Due to his good evaluations as a referee in the Regionalliga West and as an assistant referee in the Bundesliga, Hirschbichler was accepted into the Bundesliga talent squad. In the 2008/09 season, he was initially entrusted with one match officiating in each of the Central and Eastern Regional Leagues. After two further appearances in the Central and Eastern Regional Leagues in the fall of 2009, Hirschbichler was nominated for two qualifying matches in the 2nd Division in the spring of 2010. On March 23, 2010, he made his debut in Austria's second-highest division in the match FC Gratkorn vs. FC Dornbirn (1:2). After he also successfully completed the second qualifying match on May 7, 2010, between FK Austria Wien II and SKN St. Pölten (1:3), Hirschbichler was included in the squad of Bundesliga referees on July 1, 2010, and has been allowed to referee matches in the First Division since then.

Internationally, Hirschbichler was allowed to make his debut as a referee on August 26, 2010, at the friendly international match between the U-17 teams of Austria and Croatia (3:1) in Vöcklabruck. Hirschbichler has already made international appearances as an assistant referee. On August 20, 2008, he assisted Bernhard Brugger in the friendly international between Luxembourg and Macedonia (1:4). On July 23, 2009, Hirschbichler was again used as an assistant to Bernhard Brugger in an international match. This time it was an official UEFA Europa League qualifying match between Olimpi Rustawi and Legia Warsaw (0:1).

Hirschbichler learned that refereeing can also be dangerous on October 1, 2010. In the championship match between First Vienna FC 1894 and the Wolfsberger AC/St. Andrä team (1:0), he was literally knocked out by Mathias Berchtold, but was able to referee the match after a lengthy break for treatment. Hirschbichler also learned about the darker side of being a referee. "If someone insults you in the most profound way while you're walking with your girlfriend in the pedestrian zone, you do wonder where it can all lead," Hirschbichler told Salzburg24.at. However, when he was threatened via Facebook and SMS, he called in the police.

Despite good observation reports, Hirschbichler was denied promotion to the Austrian Bundesliga. The main reason was that his body kept causing problems. For example, he was absent for several months in the summer and fall of 2012 due to a serious injury and also had to endure an extended injury break in the fall of 2014. This was also the reason why Hirschbichler had to stop playing professionally at the end of 2014. However, he continues his work as a soccer referee in the amateur sector - regional league and below.

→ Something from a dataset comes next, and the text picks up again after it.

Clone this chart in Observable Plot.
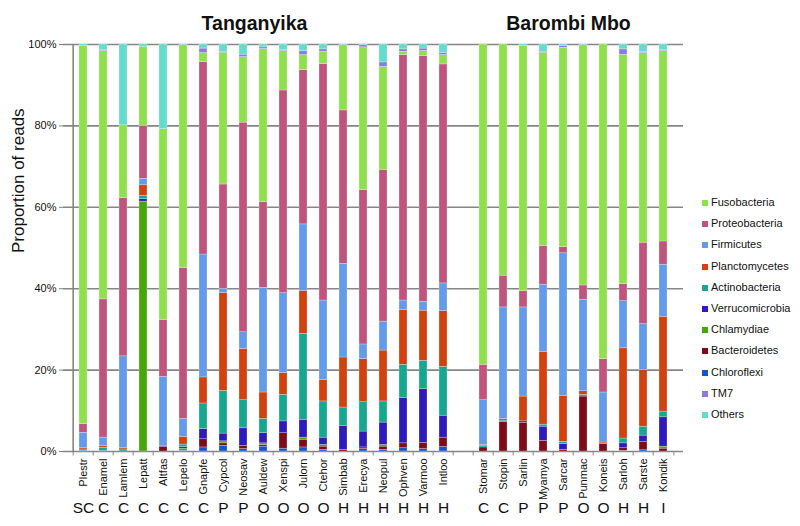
<!DOCTYPE html>
<html>
<head>
<meta charset="utf-8">
<script src="https://cdn.jsdelivr.net/npm/d3@7"></script>
<script src="https://cdn.jsdelivr.net/npm/@observablehq/plot@0.6"></script>
<style>
  body { margin: 0; background: #fff; font-family: "Liberation Sans", Arial, sans-serif; }
  #wrap { position: relative; width: 800px; height: 526px; }
  #legend { position: absolute; left: 700px; top: 196px; font-size: 11px; color: #111; }
  #legend .it { height: 21.2px; display: flex; align-items: flex-start; }
  #legend .sw { width: 6px; height: 6px; margin: 4px 3px 0 2px; }
</style>
</head>
<body>
<div id="wrap"><div id="legend"></div></div>
<script>
// ---- data ----
const lakes = ["Tanganyika", "Barombi Mbo"];
const tanganyika = ["Plestr","Enamel","Lamlem","Lepatt","Altfas","Lepelo","Gnapfe","Cypcol","Neosav","Auldew","Xenspi","Julorn","Ctehor","Simbab","Erecya","Neopul","Ophven","Varmoo","Intloo"];
const barombi = ["Stomar","Stopin","Sarlin","Myamya","Sarcar","Punmac","Koneis","Sarloh","Sarste","Kondik"];
const samples = [...tanganyika, ...barombi];
const diet = ["SC","C","C","C","C","C","C","P","P","O","O","O","O","H","H","H","H","H","H",
              "C","C","P","P","P","O","O","H","H","I"];

// stacking order, bottom to top
const phyla = ["Chloroflexi","Bacteroidetes","Chlamydiae","Verrucomicrobia","Actinobacteria","Planctomycetes","Firmicutes","Proteobacteria","Fusobacteria","TM7","Others"];
const legendOrder = ["Fusobacteria","Proteobacteria","Firmicutes","Planctomycetes","Actinobacteria","Verrucomicrobia","Chlamydiae","Bacteroidetes","Chloroflexi","TM7","Others"];
const colors = {
  Fusobacteria: "#8ee04c", Proteobacteria: "#bf557d", Firmicutes: "#639aea", Planctomycetes: "#d14210",
  Actinobacteria: "#17a78f", Verrucomicrobia: "#2f1bbd", Chlamydiae: "#45a70b", Bacteroidetes: "#7d0b18",
  Chloroflexi: "#1456d0", TM7: "#8b7ce0", Others: "#63dccc"
};

// percentages per sample (same order as samples)
const Chloroflexi     = [0.2,0.2,0,0,0,0.2,1.0,1.4,0.6,1.2,0.7,1.0,0.4,0,0.6,0.4,0.8,0.6,1.1, 0,0,0,0,0,0,0,0.2,0.3,0];
const Bacteroidetes   = [0,0,0,0,1.1,0,2.0,0.6,0.8,0.4,3.8,1.9,0.8,0.4,0.4,0.8,1.2,1.5,2.3, 1.0,7.3,7.0,2.6,0.4,13.5,1.8,0.6,2.1,0.7];
const Chlamydiae      = [0,0,0,61.4,0,0.5,0,0.5,0,0.4,0,0.5,0.4,0,0,0.4,0,0,0, 0,0,0,0,0,0,0,0,0,0.5];
const Verrucomicrobia = [0,0,0,0.6,0.3,0.4,2.5,1.9,4.3,2.5,2.9,4.4,1.8,5.9,3.9,5.5,11.1,13.2,5.4, 0,0,0.4,3.5,1.4,0,0,1.2,1.5,7.2];
const Actinobacteria  = [0.3,0.7,0.5,0.8,0,0.6,6.3,10.5,6.9,3.5,6.5,21.1,8.9,4.5,7.2,5.2,8.2,7.0,12.0, 0.3,0.3,0,0.5,0.6,0.4,0,1.2,2.2,1.4];
const Planctomycetes  = [0.3,0.4,0.3,2.6,0,1.9,6.4,24.0,12.6,6.5,5.4,10.5,5.3,12.3,10.6,12.5,13.5,12.3,13.7, 0.3,0.4,6.1,17.9,11.3,0.9,0.4,22.2,13.9,23.3];
const Firmicutes      = [3.8,2.1,22.6,1.6,16.9,4.4,30.2,1.1,4.1,25.7,19.6,16.4,19.5,23.0,3.6,7.1,2.3,2.2,6.8, 11.0,27.4,21.9,16.5,35.0,22.5,12.3,11.6,11.3,12.8];
const Proteobacteria  = [2.1,33.9,38.9,13.0,14.0,37.2,47.3,25.6,51.5,21.1,49.8,37.9,58.1,37.7,37.9,37.3,60.3,60.4,53.8, 8.7,7.8,4.0,9.5,1.5,3.5,8.2,4.2,20.0,5.7];
const Fusobacteria    = [93.0,60.9,17.9,19.4,46.8,54.8,2.2,32.3,16.1,37.6,9.7,3.7,3.0,16.0,35.1,25.3,0.8,1.2,2.3, 78.7,56.8,60.2,47.4,49.0,59.0,77.3,56.5,46.6,46.8];
const TM7             = [0,0.3,0,0,0,0,1.1,0.3,0.6,0.4,0.3,1.0,0.6,0,0.5,1.1,0.6,0.6,0.5, 0,0,0,0.3,0.4,0,0,1.3,0.3,0.3];
const Others          = [0.4,1.3,19.9,0.6,20.8,0.2,1.0,1.8,2.5,0.7,1.3,1.6,1.2,0.2,0.2,4.4,1.2,1.0,2.1, 0,0,0.4,1.8,0.4,0.2,0,1.2,1.8,1.3];
const yTicks = [0, 0.2, 0.4, 0.6, 0.8, 1];

// ---- build table ----
const series = {Chloroflexi, Bacteroidetes, Chlamydiae, Verrucomicrobia, Actinobacteria, Planctomycetes, Firmicutes, Proteobacteria, Fusobacteria, TM7, Others};
const rows = [];
samples.forEach((s, i) => phyla.forEach(p => rows.push({sample: s, phylum: p, value: series[p][i]})));
const dietRows = samples.map((s, i) => ({sample: s, diet: diet[i]}));

const GAP = "_gap";
const domain = [...tanganyika, GAP, ...barombi];

const W = 800, H = 526, mL = 63, mR = 117, mT = 44, mB = 75;
const step = (W - mL - mR) / domain.length;
const gridColor = "#858585";

const chart = Plot.plot({
  width: W, height: H,
  marginLeft: mL, marginRight: mR, marginTop: mT, marginBottom: mB,
  style: {fontFamily: "Liberation Sans, Arial, sans-serif", color: "#111", background: "white"},
  x: {type: "band", domain, paddingInner: 0.6, paddingOuter: 0.3, axis: null},
  y: {domain: [0, 1], axis: null},
  color: {domain: phyla, range: phyla.map(p => colors[p])},
  marks: [
    Plot.ruleY(yTicks, {stroke: gridColor, strokeWidth: 1.6}),
    Plot.ruleX([domain[0]], {y1: 0, y2: 1, dx: -step / 2, stroke: gridColor, strokeWidth: 1.6}),
    Plot.ruleX(domain, {y1: 0, y2: -0.011, dx: -step / 2, stroke: gridColor, strokeWidth: 1}),
    Plot.ruleX([domain[domain.length - 1]], {y1: 0, y2: -0.011, dx: step / 2, stroke: gridColor, strokeWidth: 1}),
    Plot.axisY({ticks: yTicks, tickFormat: d => Math.round(d * 100) + "%", tickSize: 4, tickPadding: 3, fontSize: 11, label: null, stroke: gridColor}),
    Plot.barY(rows, Plot.stackY({
      x: "sample", y: "value", fill: "phylum", order: phyla, offset: "normalize",
      stroke: "white", strokeWidth: 0.5, strokeOpacity: 0.5
    })),
    Plot.axisX({ticks: samples, tickRotate: -90, tickSize: 0, tickPadding: 7, fontSize: 11, label: null}),
    Plot.text(dietRows, {x: "sample", text: "diet", frameAnchor: "bottom", dy: 61, fontSize: 15.5}),
    Plot.text(["Proportion of reads"], {frameAnchor: "left", dx: -45, dy: 5, rotate: -90, fontSize: 17}),
    Plot.text([{s: "Auldew", t: lakes[0]}], {x: "s", text: "t", frameAnchor: "top", dy: -28, dx: -9, fontSize: 19.5, fontWeight: "bold"}),
    Plot.text([{s: "Sarcar", t: lakes[1]}], {x: "s", text: "t", frameAnchor: "top", dy: -28, dx: 5, fontSize: 19.5, fontWeight: "bold"})
  ]
});
const wrap = document.getElementById("wrap");
wrap.insertBefore(chart, wrap.firstChild);

const legend = d3.select("#legend");
legendOrder.forEach(p => {
  const it = legend.append("div").attr("class", "it");
  it.append("div").attr("class", "sw").style("background", colors[p]);
  it.append("span").text(p);
});
</script>
</body>
</html>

In addition to his work as a referee, Hirschbichler has been a rules officer for the Salzburg Referees' College since 2013. He was also elected deputy chairman in the Salzburg Referees' College in 2016. On November 15, 2019, Hirschbichler was elected chairman of the Salzburg College of Referees as successor to Norbert Schwab, who resigned from his position after eight years.